Boys, eh?
Maddy says we need to grow a new support unit. A new Bob. Just in case another time shift comes along that we need to deal with. Only, the new Bob won’t be entirely new. The body will, yes, but she says we can upload Bob’s AI back into it and he’ll be exactly like he was… and not the retarded idiot that plopped out of the growth tube last time. Which is a relief. Bob was so-o-o-o stupid when he was first born.
We fixed the growth tubes. Some got damaged by those creature things that broke in, but they’re all functioning now, and we’ve got them filled up with that stinking protein solution the foetuses float in. We had to steal a load of that gloop from a hospital blood bank. It’s the fake blood they use, the plasma stuff, but with a witches’ brew of added vitamins and proteins.

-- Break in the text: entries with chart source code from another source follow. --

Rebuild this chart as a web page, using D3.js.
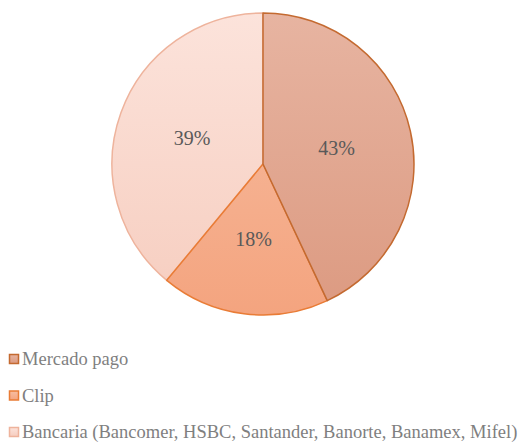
<!DOCTYPE html>
<html>
<head>
<meta charset="utf-8">
<script src="https://cdn.jsdelivr.net/npm/d3@7/dist/d3.min.js"></script>
<style>
  body { margin: 0; background: #fff; }
</style>
</head>
<body>
<script>
// Data
var categories = ["Mercado pago", "Clip", "Bancaria (Bancomer, HSBC, Santander, Banorte, Banamex, Mifel)"];
var values = [43, 18, 39];
var labels = ["43%", "18%", "39%"];

// Colours: gradient top, gradient bottom, stroke
var topColors = ["#e7b4a1", "#f7bea2", "#fce3db"];
var bottomColors = ["#dc9a81", "#f4a47f", "#f6cdbf"];
var strokeColors = ["#c46a30", "#e97c36", "#eeb39c"];

var serif = "'Liberation Serif', 'Times New Roman', Times, 'DejaVu Serif', serif";

var width = 523, height = 443;
var cx = 263, cy = 164, radius = 151;

var svg = d3.select("body")
    .append("svg")
    .attr("width", width)
    .attr("height", height);

var defs = svg.append("defs");
categories.forEach(function(c, i) {
  var grad = defs.append("linearGradient")
      .attr("id", "grad" + i)
      .attr("gradientUnits", "userSpaceOnUse")
      .attr("x1", 0).attr("y1", -radius)
      .attr("x2", 0).attr("y2", radius);
  grad.append("stop").attr("offset", "0%").attr("stop-color", topColors[i]);
  grad.append("stop").attr("offset", "100%").attr("stop-color", bottomColors[i]);
  var lg = defs.append("linearGradient")
      .attr("id", "lgrad" + i)
      .attr("x1", 0).attr("y1", 0).attr("x2", 0).attr("y2", 1);
  lg.append("stop").attr("offset", "0%").attr("stop-color", topColors[i]);
  lg.append("stop").attr("offset", "100%").attr("stop-color", bottomColors[i]);
});

var pie = d3.pie().sort(null).value(function(d) { return d; });
var arcs = pie(values);

var arc = d3.arc().innerRadius(0).outerRadius(radius);
var labelArc = d3.arc().innerRadius(radius * 0.5).outerRadius(radius * 0.5);

var g = svg.append("g")
    .attr("transform", "translate(" + cx + "," + cy + ")");

// draw lighter strokes first so darker ones sit on top
var order = [2, 1, 0];
g.selectAll("path.slice")
    .data(order.map(function(i) { return {a: arcs[i], i: i}; }))
    .enter().append("path")
    .attr("class", "slice")
    .attr("d", function(d) { return arc(d.a); })
    .attr("fill", function(d) { return "url(#grad" + d.i + ")"; })
    .attr("stroke", function(d) { return strokeColors[d.i]; })
    .attr("stroke-width", 1.5)
    .attr("stroke-linejoin", "round");

g.selectAll("text.lbl")
    .data(arcs)
    .enter().append("text")
    .attr("class", "lbl")
    .attr("transform", function(d) {
      var c = labelArc.centroid(d);
      return "translate(" + c[0] + "," + c[1] + ")";
    })
    .attr("text-anchor", "middle")
    .attr("dy", "0.35em")
    .attr("font-family", serif)
    .attr("font-size", 20)
    .attr("fill", "#595959")
    .text(function(d, i) { return labels[i]; });

// Legend
var legend = svg.append("g");
var rowY = d3.scalePoint().domain(categories).range([359, 432]);

var item = legend.selectAll("g.item")
    .data(categories)
    .enter().append("g")
    .attr("class", "item")
    .attr("transform", function(d) { return "translate(0," + rowY(d) + ")"; });

item.append("rect")
    .attr("x", 9.5)
    .attr("y", -4.5)
    .attr("width", 9)
    .attr("height", 9)
    .attr("fill", function(d, i) { return "url(#lgrad" + i + ")"; })
    .attr("stroke", function(d, i) { return strokeColors[i]; })
    .attr("stroke-width", 1.5);

item.append("text")
    .attr("x", 22)
    .attr("dy", "0.35em")
    .attr("font-family", serif)
    .attr("font-size", 18.5)
    .attr("fill", "#7f7f7f")
    .text(function(d) { return d; });
</script>
</body>
</html>
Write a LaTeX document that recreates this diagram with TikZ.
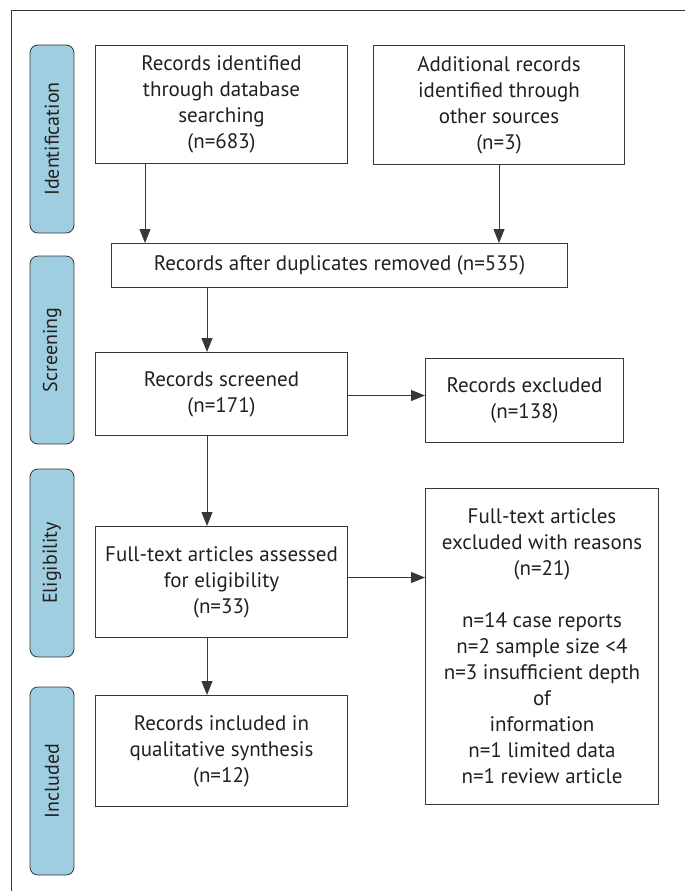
\documentclass[tikz,border=0pt]{standalone}
\usepackage{fontspec}
\setmainfont{PT Sans}
\usetikzlibrary{arrows.meta}
\definecolor{phaseblue}{RGB}{158,206,224}
\definecolor{ink}{RGB}{35,31,32}
\definecolor{edge}{RGB}{55,55,55}

\begin{document}
\begin{tikzpicture}[x=1pt,y=-1pt,
  font=\fontsize{21}{26}\selectfont,text=ink,
  box/.style={draw=edge,line width=1pt,align=center,inner sep=0pt,anchor=north west},
  phase/.style={draw=edge,fill=phaseblue,rounded corners=8pt,line width=0.8pt,rotate=90,inner sep=0pt,minimum height=44pt,font=\fontsize{20}{26}\selectfont},
  flow/.style={draw=edge,line width=1pt,-{Triangle[length=14pt,width=11pt]}}]
\useasboundingbox (0,0) rectangle (685,891);
% frame
\draw[edge,line width=1pt] (11,891) -- (11,11) -- (685,11);
% phases
\node[phase,minimum width=188pt] (pident) at (52,139) {Identification};
\node[phase,minimum width=188pt] (pscreen) at (52,350) {Screening};
\node[phase,minimum width=188pt] (pelig) at (52,563) {Eligibility};
\node[phase,minimum width=188pt] (pincl) at (52,781) {Included};
% boxes
\node[box,minimum width=252pt,minimum height=118pt] (recdb) at (95,45) {Records identified\\through database\\searching\\(n=683)};
\node[box,minimum width=251pt,minimum height=119pt] (recother) at (373,45) {Additional records\\identified through\\other sources\\(n=3)};
\node[box,minimum width=456pt,minimum height=44pt] (dedup) at (111,243) {Records after duplicates removed (n=535)};
\node[box,minimum width=252pt,minimum height=83pt] (screened) at (95,352) {Records screened\\(n=171)};
\node[box,minimum width=198pt,minimum height=84pt] (excluded) at (425,358) {Records excluded\\(n=138)};
\node[box,minimum width=252pt,minimum height=111pt] (fulltext) at (95,526) {Full-text articles assessed\\for eligibility\\(n=33)};
\node[box,minimum width=233pt,minimum height=316pt] (ftexcl) at (425,488) {Full-text articles\\excluded with reasons\\(n=21)\\[26pt]n=14 case reports\\n=2 sample size <4\\n=3 insufficient depth\\of\\information\\n=1 limited data\\n=1 review article};
\node[box,minimum width=252pt,minimum height=111pt] (included) at (95,695) {Records included in\\qualitative synthesis\\(n=12)};
% arrows
\coordinate (leftdrop) at (145,0);
\coordinate (spine) at (207,0);
\draw[flow] (recdb.south -| leftdrop) -- (dedup.north -| leftdrop);
\draw[flow] (recother.south) -- (recother.south |- dedup.north);
\draw[flow] (dedup.south -| spine) -- (screened.north -| spine);
\draw[flow] ([yshift=-1.5pt]screened.east) -- ([yshift=-1.5pt]screened.east -| excluded.west);
\draw[flow] (screened.south -| spine) -- (fulltext.north -| spine);
\draw[flow] ([yshift=4.5pt]fulltext.east) -- ([yshift=4.5pt]fulltext.east -| ftexcl.west);
\draw[flow] (fulltext.south -| spine) -- (included.north -| spine);
\end{tikzpicture}
\end{document}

Honestly, it’s like runny snot. But worse than that, because it smells like vomit.
What we don’t have yet, though, are the foetuses. Apparently we can’t go and grab any old one — they’re specially genetically engineered sometime in the future…
Maddy looked at Liam. ‘You ready?’
‘Aye,’ he replied, shivering as he stood behind her in nothing more than a pair of striped boxer shorts, and holding a watertight bag full of clothes.
She looked down at her own shivering body, trembling beneath her T-shirt. ‘Maybe one day we could get around to rigging up something to heat the water before we jump in.’
‘That’s for sure.’
She climbed the steps beside the perspex cylinder, looking down into the cold water, freshly run from the water mains. She settled down on the top step beside the lip of the cylinder and dipped her toes in.
A wet departure — that was the protocol. To ensure that nothing but them and the water they were floating in was sent back in time… and not any chunks of floor, or carpet or concrete or cabling that had no possible reason to exist in the past.